SALEM — Oregon has put landlords on notice that it expects better deals for state office space.

Negotiations for 58 state office leases throughout Oregon have been frozen, state officials confirmed. The reason: the state wants to act like a private-sector company, exerting as much clout as possible in lease negotiations.

Oregon could save tens of millions of taxpayer dollars on office leases with more effective bargaining tactics, according to state-hired real estate consultants.

Rather than automatically renewing leases, as it often does, the state is poised to demand better terms. It hopes to spur more competition among landlords.

In the Salem area, the state leases about 1.2 million square feet of privately-owned office space. That's about 25 percent of Salem's office market.

“They are certainly the 800-pound gorilla in our market,” said Curt Arthur, a real estate broker and managing director of Sperry Van Ness Commercial Advisors LLC in Salem.

The soft market for office space makes it an opportune time to squeeze concessions from building owners, such as free rent. Sperry Van Ness statistics indicate that 2012 was Salem's weakest office market in 15 years, with the vacancy rate for suburban Class A office space at just over 30 percent.

Taxpayers should be pleased that the state is capitalizing on a market that favors tenants, Arthur said. Landlords will still get the market rate for rent “just less than some had anticipated,” he said.

The state's Enterprise Leadership Team, a group created in 2011, is leading the effort to change the state's approach to real estate leasing.

“A dollar that we save on occupancy is a dollar we're able to use to deliver our mission,” said Patrick Allen, director of the Department of Consumer and Business Services. Allen is among the directors of state agencies and designees on the Enterprise Leadership Team. The 24-member team sent a memo to state agencies telling them to stop whatever lease negotiations they had in progress.

Eleven of the 58 office leases in limbo mature between now and the end of August, so time is short to resume negotiations.

If the state had relied on its standard operating procedures for leasing office space, Allen said, “we were going to leave a lot of money on the table.”

How much money? A report prepared by Leland Consulting Group and Cushman & Wakefield reviewed 137 large state office leases.
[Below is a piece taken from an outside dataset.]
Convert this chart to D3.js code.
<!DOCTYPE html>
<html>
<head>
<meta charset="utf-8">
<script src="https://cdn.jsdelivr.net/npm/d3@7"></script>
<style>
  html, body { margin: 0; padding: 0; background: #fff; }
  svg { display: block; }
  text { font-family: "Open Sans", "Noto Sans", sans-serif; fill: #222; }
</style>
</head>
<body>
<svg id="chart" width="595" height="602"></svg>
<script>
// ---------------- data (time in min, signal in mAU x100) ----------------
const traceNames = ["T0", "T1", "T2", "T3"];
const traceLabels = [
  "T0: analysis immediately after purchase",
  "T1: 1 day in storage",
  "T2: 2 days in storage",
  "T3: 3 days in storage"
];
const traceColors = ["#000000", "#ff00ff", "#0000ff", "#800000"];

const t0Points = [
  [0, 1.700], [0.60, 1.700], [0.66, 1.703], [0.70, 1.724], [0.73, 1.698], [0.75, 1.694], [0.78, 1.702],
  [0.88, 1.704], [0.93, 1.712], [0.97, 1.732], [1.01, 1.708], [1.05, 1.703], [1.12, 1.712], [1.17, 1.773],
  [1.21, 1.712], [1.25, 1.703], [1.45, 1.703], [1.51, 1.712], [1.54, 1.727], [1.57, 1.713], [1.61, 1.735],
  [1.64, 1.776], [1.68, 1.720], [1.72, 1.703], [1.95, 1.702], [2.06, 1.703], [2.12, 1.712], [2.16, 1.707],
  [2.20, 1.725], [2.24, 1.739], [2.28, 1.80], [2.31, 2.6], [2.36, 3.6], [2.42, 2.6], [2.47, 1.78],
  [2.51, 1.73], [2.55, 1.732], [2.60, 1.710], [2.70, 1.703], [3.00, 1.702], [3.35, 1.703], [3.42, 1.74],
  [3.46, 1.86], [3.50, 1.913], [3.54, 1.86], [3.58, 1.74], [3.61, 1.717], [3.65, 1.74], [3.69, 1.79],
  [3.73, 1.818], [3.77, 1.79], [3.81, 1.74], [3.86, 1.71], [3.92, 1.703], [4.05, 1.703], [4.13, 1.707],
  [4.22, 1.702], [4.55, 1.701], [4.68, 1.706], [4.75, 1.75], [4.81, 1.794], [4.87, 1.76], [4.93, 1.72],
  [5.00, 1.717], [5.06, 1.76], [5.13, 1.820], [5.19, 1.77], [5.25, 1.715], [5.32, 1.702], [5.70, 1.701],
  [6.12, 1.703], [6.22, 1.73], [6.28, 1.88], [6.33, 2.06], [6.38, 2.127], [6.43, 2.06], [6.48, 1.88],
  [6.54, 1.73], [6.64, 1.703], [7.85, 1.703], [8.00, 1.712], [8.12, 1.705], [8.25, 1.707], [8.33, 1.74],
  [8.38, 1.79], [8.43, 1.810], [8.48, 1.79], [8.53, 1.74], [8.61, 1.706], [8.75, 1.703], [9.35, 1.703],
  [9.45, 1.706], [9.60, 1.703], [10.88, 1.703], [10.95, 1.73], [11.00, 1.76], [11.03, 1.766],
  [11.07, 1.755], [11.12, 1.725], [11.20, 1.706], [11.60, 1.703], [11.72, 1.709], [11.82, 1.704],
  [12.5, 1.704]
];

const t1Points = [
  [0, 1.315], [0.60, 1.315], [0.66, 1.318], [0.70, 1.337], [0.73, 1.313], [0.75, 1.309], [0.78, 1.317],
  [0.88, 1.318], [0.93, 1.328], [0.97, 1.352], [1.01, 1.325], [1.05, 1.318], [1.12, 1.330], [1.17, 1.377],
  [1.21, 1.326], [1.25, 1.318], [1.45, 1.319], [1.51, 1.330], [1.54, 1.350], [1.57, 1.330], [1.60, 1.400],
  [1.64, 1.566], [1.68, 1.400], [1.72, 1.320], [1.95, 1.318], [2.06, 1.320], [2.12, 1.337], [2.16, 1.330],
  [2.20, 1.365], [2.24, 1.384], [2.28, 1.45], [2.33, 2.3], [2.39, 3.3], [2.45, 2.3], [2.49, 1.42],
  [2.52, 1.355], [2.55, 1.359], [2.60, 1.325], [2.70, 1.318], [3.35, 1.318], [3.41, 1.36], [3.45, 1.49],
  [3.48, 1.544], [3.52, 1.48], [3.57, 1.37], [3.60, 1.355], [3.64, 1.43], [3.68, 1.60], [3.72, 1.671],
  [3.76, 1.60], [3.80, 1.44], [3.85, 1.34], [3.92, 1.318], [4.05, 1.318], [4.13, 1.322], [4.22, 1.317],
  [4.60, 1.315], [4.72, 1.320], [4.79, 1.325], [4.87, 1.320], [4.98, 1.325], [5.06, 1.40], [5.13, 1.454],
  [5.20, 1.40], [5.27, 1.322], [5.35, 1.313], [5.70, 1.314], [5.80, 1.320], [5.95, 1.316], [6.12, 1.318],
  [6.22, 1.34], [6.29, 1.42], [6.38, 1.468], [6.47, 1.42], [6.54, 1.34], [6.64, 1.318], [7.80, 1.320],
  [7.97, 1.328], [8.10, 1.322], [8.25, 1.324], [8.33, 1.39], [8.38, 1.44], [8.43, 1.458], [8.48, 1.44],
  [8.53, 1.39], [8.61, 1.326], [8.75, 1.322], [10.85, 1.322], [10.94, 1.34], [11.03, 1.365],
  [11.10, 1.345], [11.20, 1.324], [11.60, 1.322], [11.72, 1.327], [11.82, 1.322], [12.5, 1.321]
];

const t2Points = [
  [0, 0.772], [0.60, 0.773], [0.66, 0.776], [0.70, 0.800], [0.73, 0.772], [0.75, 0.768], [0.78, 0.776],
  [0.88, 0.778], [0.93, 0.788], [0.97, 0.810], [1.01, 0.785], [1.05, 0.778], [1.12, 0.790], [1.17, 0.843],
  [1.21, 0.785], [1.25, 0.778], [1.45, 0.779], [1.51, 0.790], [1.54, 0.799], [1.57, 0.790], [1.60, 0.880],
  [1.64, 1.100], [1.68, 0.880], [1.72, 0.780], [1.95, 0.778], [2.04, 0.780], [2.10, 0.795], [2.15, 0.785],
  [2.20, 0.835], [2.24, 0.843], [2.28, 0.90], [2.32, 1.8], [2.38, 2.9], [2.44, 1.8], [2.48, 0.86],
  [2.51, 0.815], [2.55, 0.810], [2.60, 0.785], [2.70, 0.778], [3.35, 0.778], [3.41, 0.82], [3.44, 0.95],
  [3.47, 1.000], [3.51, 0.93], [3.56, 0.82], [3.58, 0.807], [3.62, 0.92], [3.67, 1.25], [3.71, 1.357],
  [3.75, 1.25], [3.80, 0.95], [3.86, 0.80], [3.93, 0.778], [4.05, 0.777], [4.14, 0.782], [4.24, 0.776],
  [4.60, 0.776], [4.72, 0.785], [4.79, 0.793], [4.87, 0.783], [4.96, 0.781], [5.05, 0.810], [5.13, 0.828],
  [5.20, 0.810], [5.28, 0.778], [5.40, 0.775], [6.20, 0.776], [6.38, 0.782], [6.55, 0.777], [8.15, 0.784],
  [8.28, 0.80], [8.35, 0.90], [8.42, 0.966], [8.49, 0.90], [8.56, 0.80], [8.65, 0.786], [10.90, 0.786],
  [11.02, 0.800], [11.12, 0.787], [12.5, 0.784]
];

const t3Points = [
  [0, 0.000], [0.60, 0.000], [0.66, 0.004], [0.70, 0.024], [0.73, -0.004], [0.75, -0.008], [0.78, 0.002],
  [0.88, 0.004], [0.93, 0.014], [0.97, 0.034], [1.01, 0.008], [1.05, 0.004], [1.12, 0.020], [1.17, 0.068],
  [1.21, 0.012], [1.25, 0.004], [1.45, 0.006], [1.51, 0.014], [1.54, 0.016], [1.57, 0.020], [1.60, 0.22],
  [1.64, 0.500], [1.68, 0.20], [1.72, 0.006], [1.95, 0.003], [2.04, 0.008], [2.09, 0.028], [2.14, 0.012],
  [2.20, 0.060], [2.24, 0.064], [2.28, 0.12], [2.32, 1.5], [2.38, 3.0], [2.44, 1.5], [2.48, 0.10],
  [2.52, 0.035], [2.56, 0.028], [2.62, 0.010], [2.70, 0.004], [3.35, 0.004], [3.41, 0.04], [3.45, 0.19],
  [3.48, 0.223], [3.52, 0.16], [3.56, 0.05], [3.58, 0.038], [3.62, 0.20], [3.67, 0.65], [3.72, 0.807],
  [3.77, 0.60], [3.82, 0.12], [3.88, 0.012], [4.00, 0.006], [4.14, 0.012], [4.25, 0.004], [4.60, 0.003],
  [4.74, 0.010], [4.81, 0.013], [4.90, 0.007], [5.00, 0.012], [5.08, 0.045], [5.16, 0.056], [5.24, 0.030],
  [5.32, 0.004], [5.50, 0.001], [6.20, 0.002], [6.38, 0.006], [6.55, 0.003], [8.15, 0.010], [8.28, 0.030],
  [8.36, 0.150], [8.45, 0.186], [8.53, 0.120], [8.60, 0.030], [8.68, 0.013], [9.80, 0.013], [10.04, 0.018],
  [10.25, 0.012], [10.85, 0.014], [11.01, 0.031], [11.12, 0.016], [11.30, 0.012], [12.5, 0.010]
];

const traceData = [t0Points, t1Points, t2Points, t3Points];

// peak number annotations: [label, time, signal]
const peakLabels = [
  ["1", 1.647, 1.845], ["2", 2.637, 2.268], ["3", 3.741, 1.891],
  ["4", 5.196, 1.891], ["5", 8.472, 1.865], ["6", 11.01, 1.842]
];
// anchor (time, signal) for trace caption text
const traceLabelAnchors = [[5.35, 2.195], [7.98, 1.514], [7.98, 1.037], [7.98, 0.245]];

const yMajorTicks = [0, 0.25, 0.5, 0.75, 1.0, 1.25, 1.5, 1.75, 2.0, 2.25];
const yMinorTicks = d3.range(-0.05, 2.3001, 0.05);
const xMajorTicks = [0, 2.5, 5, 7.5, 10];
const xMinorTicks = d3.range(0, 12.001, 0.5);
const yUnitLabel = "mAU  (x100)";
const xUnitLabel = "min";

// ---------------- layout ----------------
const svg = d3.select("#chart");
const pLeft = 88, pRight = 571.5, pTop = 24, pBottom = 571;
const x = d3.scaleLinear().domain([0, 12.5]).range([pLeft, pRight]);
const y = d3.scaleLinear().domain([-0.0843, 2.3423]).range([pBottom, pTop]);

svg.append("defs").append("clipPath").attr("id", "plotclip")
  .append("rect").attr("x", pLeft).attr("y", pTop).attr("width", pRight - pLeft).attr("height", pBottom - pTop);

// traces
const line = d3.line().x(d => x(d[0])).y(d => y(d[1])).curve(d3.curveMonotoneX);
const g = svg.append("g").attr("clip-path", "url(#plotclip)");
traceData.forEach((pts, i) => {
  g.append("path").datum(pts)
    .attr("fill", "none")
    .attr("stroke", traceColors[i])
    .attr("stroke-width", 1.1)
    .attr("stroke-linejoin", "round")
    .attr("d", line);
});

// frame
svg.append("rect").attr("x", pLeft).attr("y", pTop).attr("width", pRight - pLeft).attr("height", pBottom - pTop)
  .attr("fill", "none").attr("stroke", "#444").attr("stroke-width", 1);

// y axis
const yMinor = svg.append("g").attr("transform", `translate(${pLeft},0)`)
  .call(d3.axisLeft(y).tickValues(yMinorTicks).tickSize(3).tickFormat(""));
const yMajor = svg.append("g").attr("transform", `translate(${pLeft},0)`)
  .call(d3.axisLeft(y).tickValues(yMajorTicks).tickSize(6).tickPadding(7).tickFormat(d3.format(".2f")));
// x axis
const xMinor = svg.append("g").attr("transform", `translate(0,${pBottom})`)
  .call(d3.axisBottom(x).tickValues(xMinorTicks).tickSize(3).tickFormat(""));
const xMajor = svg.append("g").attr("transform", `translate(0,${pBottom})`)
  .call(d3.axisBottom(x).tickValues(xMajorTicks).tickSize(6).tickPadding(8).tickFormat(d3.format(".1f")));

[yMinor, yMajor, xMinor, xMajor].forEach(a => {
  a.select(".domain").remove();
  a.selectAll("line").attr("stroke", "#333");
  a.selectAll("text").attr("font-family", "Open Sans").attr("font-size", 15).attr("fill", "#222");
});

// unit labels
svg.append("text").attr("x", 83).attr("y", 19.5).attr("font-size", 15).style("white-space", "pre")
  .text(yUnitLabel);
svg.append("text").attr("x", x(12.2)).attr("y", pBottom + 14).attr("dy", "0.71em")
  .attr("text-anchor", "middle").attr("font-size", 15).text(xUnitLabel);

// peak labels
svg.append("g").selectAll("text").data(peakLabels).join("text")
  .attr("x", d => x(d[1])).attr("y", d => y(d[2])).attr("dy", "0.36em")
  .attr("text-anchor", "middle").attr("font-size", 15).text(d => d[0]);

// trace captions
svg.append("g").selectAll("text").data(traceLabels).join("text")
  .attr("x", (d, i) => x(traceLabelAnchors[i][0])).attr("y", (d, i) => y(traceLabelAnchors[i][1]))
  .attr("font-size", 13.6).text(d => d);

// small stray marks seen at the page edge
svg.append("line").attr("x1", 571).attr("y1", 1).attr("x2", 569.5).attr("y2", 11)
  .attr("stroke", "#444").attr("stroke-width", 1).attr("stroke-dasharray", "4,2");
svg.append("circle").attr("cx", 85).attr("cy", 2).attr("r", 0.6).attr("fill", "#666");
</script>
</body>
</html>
Currently, that group of 137 leases costs the state $52.2 million in annual expenditures. Improvements in the state's leasing strategy could achieve annual savings estimated between $10.2 million and $20.4 million, the consultants concluded.

Among the consultant's suggestions: create six-year strategic plans for agencies, and seek more competition for the state's business.

Planning would allow the state to harmonize leases, so they would expire at the same time, giving the state more leverage in negotiations.

Cost reductions by consolidating state offices into fewer, but larger locations with shared reception areas and meeting rooms, was another recommendation made by the consultants.

Sperry Van Ness’ Arthur said the overall effect on the local real estate market will be minimal in the long term. As the market continues to improve, rents will stabilize and steep discounts will begin to fade.